In fact, at that number the Sox wouldn't necessarily need Lester to take a discount -- so instead the club could attempt to parlay Lester's willingness to sign into a deal with less of a landmine at the back end. If the Sox can convince Lester to begin the extension immediately, thus overriding the final year of his existing contract, they'd pay him more money than the $13 million they otherwise owe him for 2014, but the club will one year sooner be out from under its commitment to a pitcher who'll then be in his mid-30s.

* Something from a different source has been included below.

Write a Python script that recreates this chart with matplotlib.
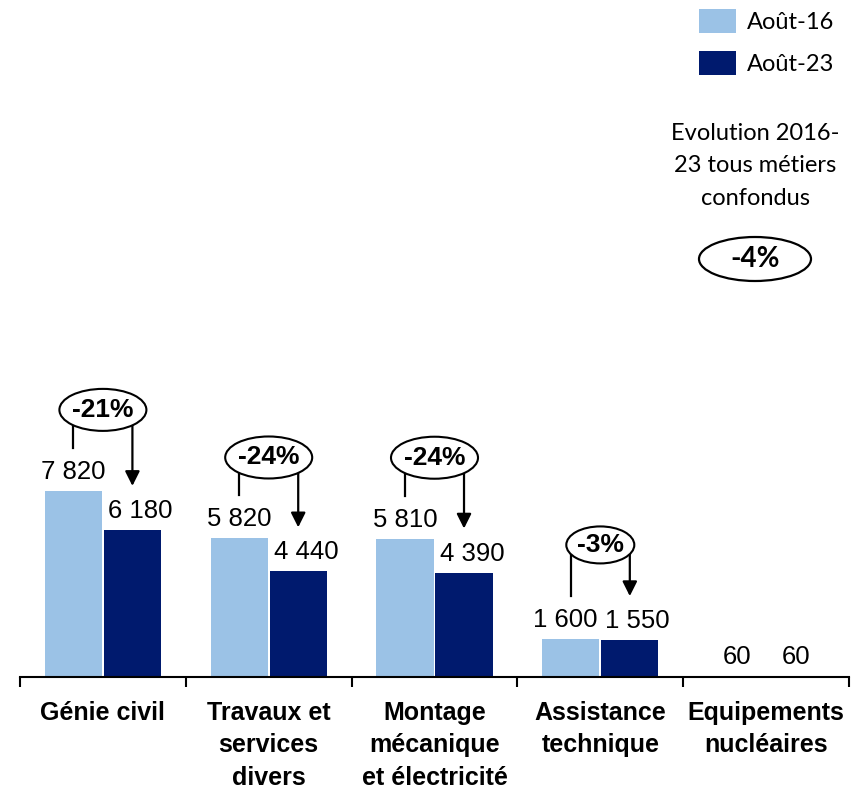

The other option for the Sox is to play out the season, and see what type of market emerges for Lester. If Max Scherzer doesn't re-up with the Tigers, Lester won't be the best available option, and this past winter suggests a general trepidation about giving megabucks to good-if-not-great pitchers in their 30s, especially one who'd almost certainly also cost a draft pick after being extended a qualifying offer, so Boston could choose to gamble and let the real-world demand directly dictate how much it is willing to spend. It's somewhat odd, and illogical, but the evidence suggests the Sox may pay significantly less by exposing him than they would by essentially bidding against themselves.
It's not a bad way to go for Boston -- except that it only takes one team to swoop in and swipe him from atop your rotation. And when the Yankees are willing to pay Masahiro Tanaka $155 million before he's thrown a pitch in the big leagues, it's hardly beyond the realm of possibility that they'd throw silly money at a left-handed horse who is battle-tested in the AL East and has an impressive postseason pedigree, and who would otherwise be the proven leader of a young staff that projects to soon be loaded with the talented young arms that are on their way.
That'd be a risky way to go if the Sox really do want him to anchor their staff now, and later help steer their future -- but, then again, there's risk to signing him early, too, financially in particular. Actually, they're assuming some risk no matter how they choose to handle this situation.
So maybe we're being a bit presumptuous in assuming that something is imminent.